A key metric for water injection is the relationship between the amount being injected and the amount being produced, a figure known as the “voidage replacement ratio,” or VRR. Current reservoir management strategy at Midnight Sun calls for BP to aim for a VRR between 1.0 and 1.3 with an average of 1.2. That range would maintain reservoir pressure while preventing oil from saturating the gas cap, according to BP. From July 2012 to July 2013, the average VRR at Midnight Sun was 1.08 and reservoir pressure remained “stable,” with a change of less than 50 pounds per square inch, according to BP.

Candidate for MI

Even with that success, BP has noted that Midnight Sun is a candidate for miscible injection - the cocktail of water, solvents and/or gases used to improve recovery. The biggest obstacle was the lack of a miscible injection pipeline to supply the field.

The plan now is to drill a dedicated miscible injection well from the nearby Point McIntyre 1 pad to the east to supply Midnight Sun directly, rather than through a new pipeline.

The current plan is to use the Parker 273 rig to drill P1-122i from an existing slot at the Point McIntyre 1 pad to drill a “surface hole” to about 5,693 feet and an “intermediate hole” to about 10,746 feet.

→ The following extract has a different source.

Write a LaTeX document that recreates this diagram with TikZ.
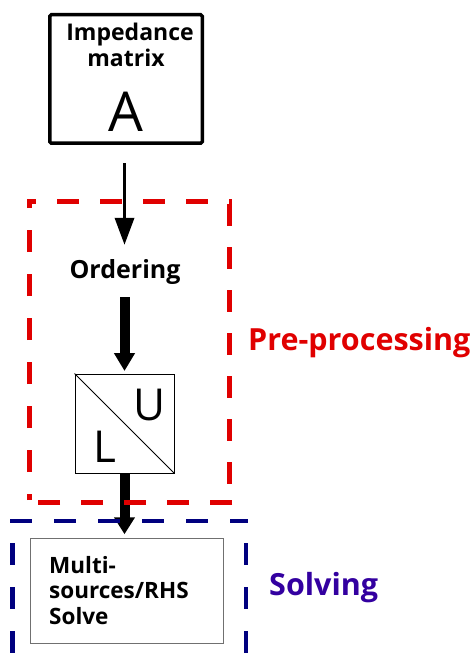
\documentclass[tikz,border=0pt]{standalone}
\usepackage{fontspec}
\setmainfont{Open Sans}
\usetikzlibrary{arrows.meta}
\definecolor{ppred}{HTML}{E00000}
\definecolor{navyd}{HTML}{00007F}
\definecolor{solvc}{HTML}{3300A0}
\definecolor{boxgray}{HTML}{707070}
\begin{document}
\begin{tikzpicture}[x=1pt,y=-1pt,
  lbl/.style={inner sep=0pt, font=\fontsize{23}{27}\selectfont\bfseries},
  ordlbl/.style={inner sep=0pt, font=\fontsize{25}{29}\selectfont\bfseries},
  sublbl/.style={inner sep=0pt, anchor=base west, font=\fontsize{22.5}{26}\selectfont\bfseries},
  big/.style={inner sep=0pt, font=\fontsize{55}{60}\selectfont},
  mid/.style={inner sep=0pt, font=\fontsize{44}{50}\selectfont},
  flow/.style={line width=3.5pt, -{Triangle[width=19pt,length=27pt]}},
  fatflow/.style={line width=10pt, -{Triangle[width=20pt,length=18pt]}},
  grp/.style={ppred, line width=5pt, dash pattern=on 22pt off 21pt},
  grpb/.style={navyd, line width=4.5pt, dash pattern=on 22pt off 22pt},
  side/.style={inner sep=0pt, anchor=base west, font=\fontsize{30.5}{34}\selectfont\bfseries}]
\useasboundingbox (0,0) rectangle (469,663);
% top box
\node[draw, line width=3.5pt, rounded corners=1.5pt, minimum width=152.5pt, minimum height=128.5pt, inner sep=0pt] (imp) at (126,79) {};
\node[lbl, anchor=base] (t1) at (130,41) {Impedance};
\node[lbl, anchor=base] (t2) at (126,67) {matrix};
\node[big, anchor=base] (ta) at (126,132) {A};
% ordering
\node[ordlbl, anchor=base] (ord) at (125,278) {Ordering};
% LU box
\node[draw, line width=1pt, minimum size=99pt, inner sep=0pt] (lu) at (124.5,423.5) {};
\draw[line width=0.8pt] (lu.north west) -- (lu.south east);
\node[mid] (tu) at (150,405) {U};
\node[mid] (tl) at (105,447) {L};
% solve box
\node[draw=boxgray, line width=1.5pt, minimum width=193pt, minimum height=105pt, inner sep=0pt] (slv) at (127,591) {};
\node[sublbl] (s1) at (49,573) {Multi-};
\node[sublbl] (s2) at (49,598) {sources/RHS};
\node[sublbl] (s3) at (49,624) {Solve};
% arrows
\draw[flow, shorten <=18.5pt, shorten >=14pt] (imp.south -| lu) -- (ord.north -| lu);
\draw[fatflow, shorten <=13pt, shorten >=2.5pt] (ord.south -| lu) -- (lu.north);
\draw[line width=10pt, -{Triangle[width=20pt,length=17pt]}, shorten >=3.5pt] (lu.south) -- (slv.north -| lu);
% pre-processing group
\coordinate (rtl) at (29.5,201.5);
\coordinate (rtr) at (229.5,201.5);
\coordinate (rbr) at (229.5,502.5);
\coordinate (rbl) at (29.5,502.5);
\draw[grp, dash phase=13pt] ([xshift=-2.5pt]rtl) -- ([xshift=2.5pt]rtr);
\draw[grp] ([yshift=-2.5pt]rtr) -- ([yshift=2.5pt]rbr);
\draw[grp] ([xshift=2.5pt]rbr) -- ([xshift=-2.5pt]rbl);
\draw[grp, dash pattern=on 22pt off 22pt, dash phase=16pt] ([yshift=2.5pt]rbl) -- ([yshift=-2.5pt]rtl);
% solving group
\coordinate (btl) at (12.25,521);
\coordinate (btr) at (245.75,521);
\coordinate (bbl) at (12.25,663);
\coordinate (bbr) at (245.75,663);
\draw[grpb] ([xshift=-2.25pt]btl) -- ([xshift=2.25pt]btr);
\draw[grpb, dash phase=22pt] (btl) -- (bbl);
\draw[grpb, dash phase=22pt] (btr) -- (bbr);
% side labels
\node[side, text=ppred] (pp) at (248,350) {Pre-processing};
\node[side, text=solvc] (sv) at (269,595) {Solving};
\end{tikzpicture}
\end{document}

BP would cement the well through the productive Kuparuk interval.

The well would require a special easement. The northern boundary of the Prudhoe Bay unit is a jagged line. A straight line drawn from the Point McIntyre field to the Midnight Sun field would briefly pass through an Alaska Venture Capital Group lease - ADL 392146. To pass through the neighboring lease, BP needs special state permission.

The state Division of Oil and Gas is taking comments on the plan through Nov. 5.